Binary file extensions supported in External Content Connectors

  • Release version: Yokohama
  • Updated October 28, 2025
  • 1 minute to read
  • Connector administrators can restrict the binary file types an external content connector retrieves by specifying file extensions in inclusion or exclusion filters.

    Binary file type Supported file extensions
    Comma-Separated Values .csv
    Extensible Markup Language .xml
    Hypertext Markup Language
    • .htm
    • .html
    Microsoft Excel
    • .xls
    • .xlsm
    • .xlsx
    • .xltx
    Microsoft PowerPoint
    • .potx
    • .pps
    • .ppsx
    • .ppt
    • .pptm
    • .pptx
    Microsoft Word
    • .doc
    • .docm
    • .docx
    • .dotx
    Plain Text .txt
    Portable Document Format .pdf
    Rich Text Format .rtf
    Note:
    Some external content connectors include support for indexing searchable content and metadata from additional content formats, such as video transcriptions or source-specific native document formats. Examples of source-specific native document formats include .aspx pages in Microsoft SharePoint Online and Wiki pages in Atlassian Confluence Cloud.
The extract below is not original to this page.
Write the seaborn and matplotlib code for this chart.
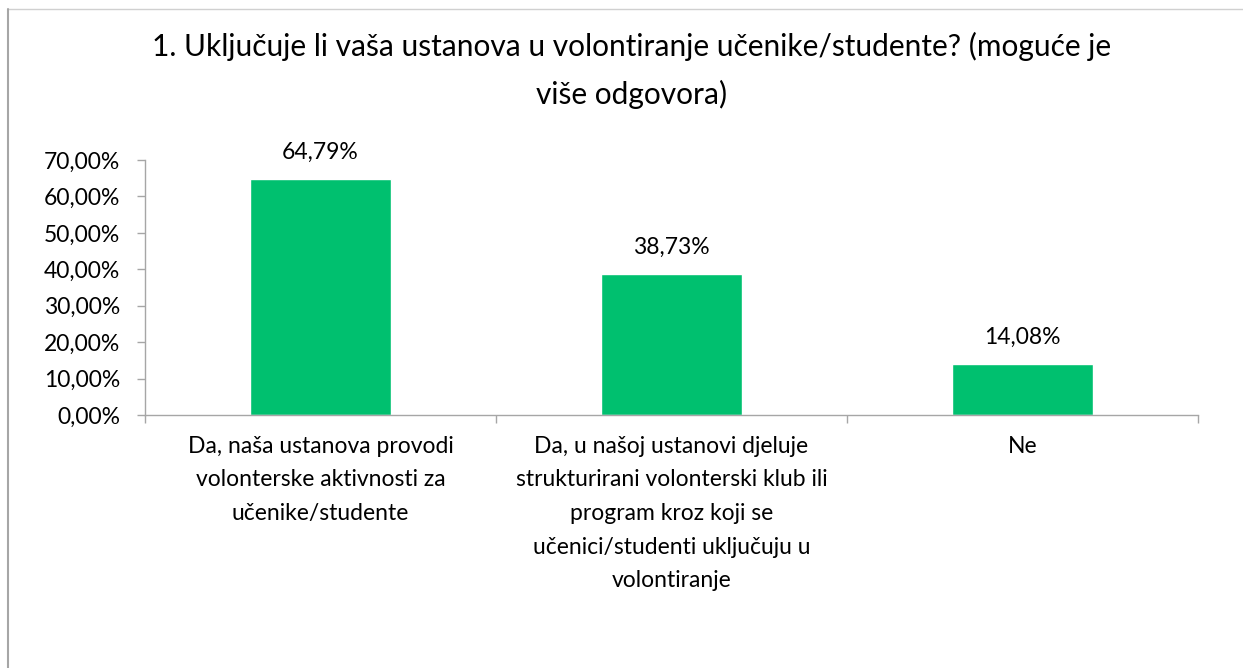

    For details on defining file-extension inclusion and exclusion filters for external content connectors, see Configuring crawl settings for external content connectors.

    Binary files may be retrieved as content items, or as attachments found on content items. The exact behavior depends on the connector type.
    Important:
    The maximum file size for binary files is 25 MB. Keyword indexing processes up to the first 1MB of text. Use semantic search to index data containing between 1MB and 25 MB of text.